Institutional Culture
Firms and chambers that value reflection and ethical conversation create stronger thinkers. We need cultures that prize not only speed and precision, but thoughtfulness. That shift, from efficiency to discernment, may define the next decade of professional excellence.

A Broader Horizon: Law’s Human Future

AI is a mirror. It reflects our strengths and exposes our blind spots. It widens our reach but can narrow our depth. It gives us access to more knowledge than ever, but only we can turn knowledge into wisdom.

For a profession built on meaning, ethics, and the pursuit of justice, that distinction matters. The future of law will belong to those who can combine technological intelligence with human discernment, who can think with AI but never as it.

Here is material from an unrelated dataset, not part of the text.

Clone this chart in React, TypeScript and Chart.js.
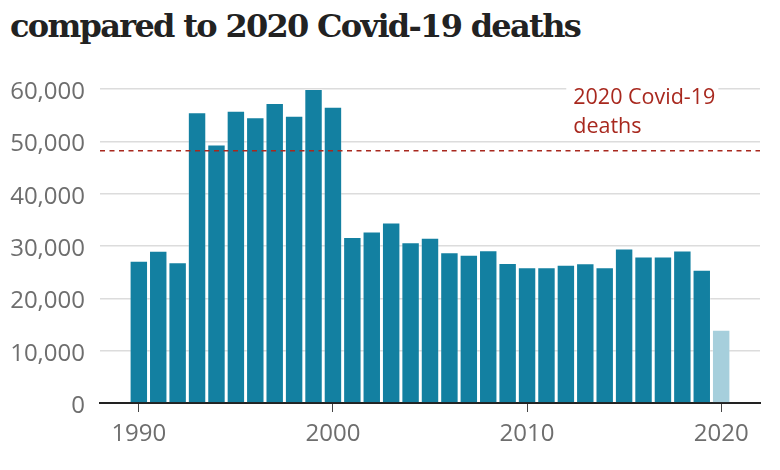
import React, { useEffect, useRef } from "react";
import { Chart, registerables } from "chart.js";

Chart.register(...registerables);

const titleText = "compared to 2020 Covid-19 deaths";

const years = [
  1990, 1991, 1992, 1993, 1994, 1995, 1996, 1997, 1998, 1999,
  2000, 2001, 2002, 2003, 2004, 2005, 2006, 2007, 2008, 2009,
  2010, 2011, 2012, 2013, 2014, 2015, 2016, 2017, 2018, 2019, 2020,
];

const deaths = [
  27200, 29100, 26900, 55550, 49400, 55860, 54600, 57340, 54900, 60000,
  56630, 31720, 32760, 34480, 30700, 31600, 28790, 28350, 29170, 26740,
  25920, 25920, 26400, 26690, 25920, 29500, 27970, 27970, 29120, 25480, 13980,
];

const covidDeaths = 48200;
const covidLabelLines = ["2020 Covid-19", "deaths"];
const xTickYears = [1990, 2000, 2010, 2020];
const yTickValues = [0, 10000, 20000, 30000, 40000, 50000, 60000];

const BAR_COLOR = "#1380A1";
const BAR_COLOR_2020 = "#A6CFDC";
const RED = "#A8281E";

export default function App() {
  const canvasRef = useRef<HTMLCanvasElement | null>(null);

  useEffect(() => {
    const canvas = canvasRef.current;
    if (!canvas) return;

    const covidPlugin = {
      id: "covidLine",
      afterDatasetsDraw(chart: any) {
        const { ctx, chartArea, scales } = chart;
        const y = scales.y.getPixelForValue(covidDeaths);
        ctx.save();
        ctx.strokeStyle = RED;
        ctx.lineWidth = 1.3;
        ctx.setLineDash([5, 4.5]);
        ctx.beginPath();
        ctx.moveTo(chartArea.left, y);
        ctx.lineTo(chartArea.right, y);
        ctx.stroke();
        ctx.setLineDash([]);
        const xStart = scales.x.getPixelForValue(2012.38);
        ctx.font = "21.5px 'Open Sans'";
        const w = Math.max(...covidLabelLines.map((l) => ctx.measureText(l).width));
        const top = scales.y.getPixelForValue(60000);
        ctx.fillStyle = "#ffffff";
        ctx.fillRect(xStart - 7, top - 3, w + 10, 50);
        ctx.fillStyle = RED;
        ctx.textAlign = "left";
        ctx.textBaseline = "alphabetic";
        ctx.fillText(covidLabelLines[0], xStart, y - 46.5);
        ctx.fillText(covidLabelLines[1], xStart, y - 17.5);
        ctx.restore();
      },
    };

    const chart = new Chart(canvas, {
      type: "bar",
      data: {
        datasets: [
          {
            data: years.map((yr, i) => ({ x: yr, y: deaths[i] })),
            backgroundColor: years.map((yr) => (yr === 2020 ? BAR_COLOR_2020 : BAR_COLOR)),
            borderColor: "rgba(255,255,255,0.25)",
            borderWidth: 1,
            borderSkipped: "start",
            categoryPercentage: 1,
            barPercentage: 0.95,
          } as any,
        ],
      },
      options: {
        animation: false,
        responsive: false,
        maintainAspectRatio: false,
        layout: { padding: { top: 89, right: 20, bottom: 0, left: 0 } },
        plugins: {
          legend: { display: false },
          tooltip: { enabled: false },
          title: { display: false },
        },
        scales: {
          x: {
            type: "linear",
            min: 1988,
            max: 2022,
            offset: false,
            afterBuildTicks: (scale: any) => {
              scale.ticks = xTickYears.map((v) => ({ value: v }));
            },
            afterFit: (scale: any) => {
              scale.height = 67;
            },
            grid: {
              offset: false,
              drawOnChartArea: false,
              drawTicks: true,
              tickLength: 9,
              color: "#444444",
              lineWidth: 1,
            },
            border: { display: true, color: "#222222", width: 2 },
            ticks: {
              padding: 8,
              color: "#6e6e6e",
              font: { family: "'Open Sans'", size: 24 },
              callback: (v: any) => String(v),
              maxRotation: 0,
            },
          },
          y: {
            type: "linear",
            min: 0,
            max: 60000,
            afterBuildTicks: (scale: any) => {
              scale.ticks = yTickValues.map((v) => ({ value: v }));
            },
            afterFit: (scale: any) => {
              scale.width = 100;
            },
            grid: {
              drawTicks: false,
              color: "#dcdcdc",
              lineWidth: 1.5,
            },
            border: { display: false },
            ticks: {
              padding: 15,
              labelOffset: 3,
              color: "#6e6e6e",
              font: { family: "'Open Sans'", size: 24 },
              callback: (v: any) => Number(v).toLocaleString("en-US"),
            },
          },
        },
      },
      plugins: [covidPlugin],
    } as any);

    return () => chart.destroy();
  }, []);

  return (
    <div style={{ position: "absolute", left: 0, top: 0, width: 780, height: 470, background: "#fff" }}>
      <div
        style={{
          position: "absolute",
          left: 10,
          top: 6,
          fontFamily: "'DejaVu Serif', serif",
          fontWeight: 700,
          fontSize: 32,
          lineHeight: "40px",
          color: "#222222",
          whiteSpace: "nowrap",
          letterSpacing: "-1.7px",
        }}
      >
        {titleText}
      </div>
      <canvas ref={canvasRef} width={780} height={470} style={{ position: "absolute", left: 0, top: 0 }} />
    </div>
  );
}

If the lawyers of the past were defined by their mastery of precedent, the lawyers of the future will be defined by their mastery of attention, their ability to think deeply, stay grounded, and hold space for complexity in an age of speed.

Conclusion: The Mind as Our Most Important Tool

The conversation about AI in law is often about technology, but the real question is about us. The future of legal excellence will depend not only on who adopts the most advanced systems, but on who keeps their thinking clear, agile, and human.

As legal professionals, we stand at a powerful threshold. AI can help us see further, decide faster, and serve better, but only if we protect the qualities that make our work meaningful: judgment, empathy, courage, and conscience.

As the tools grow smarter, so must we.
The next frontier of resilience is not digital; it is cognitive.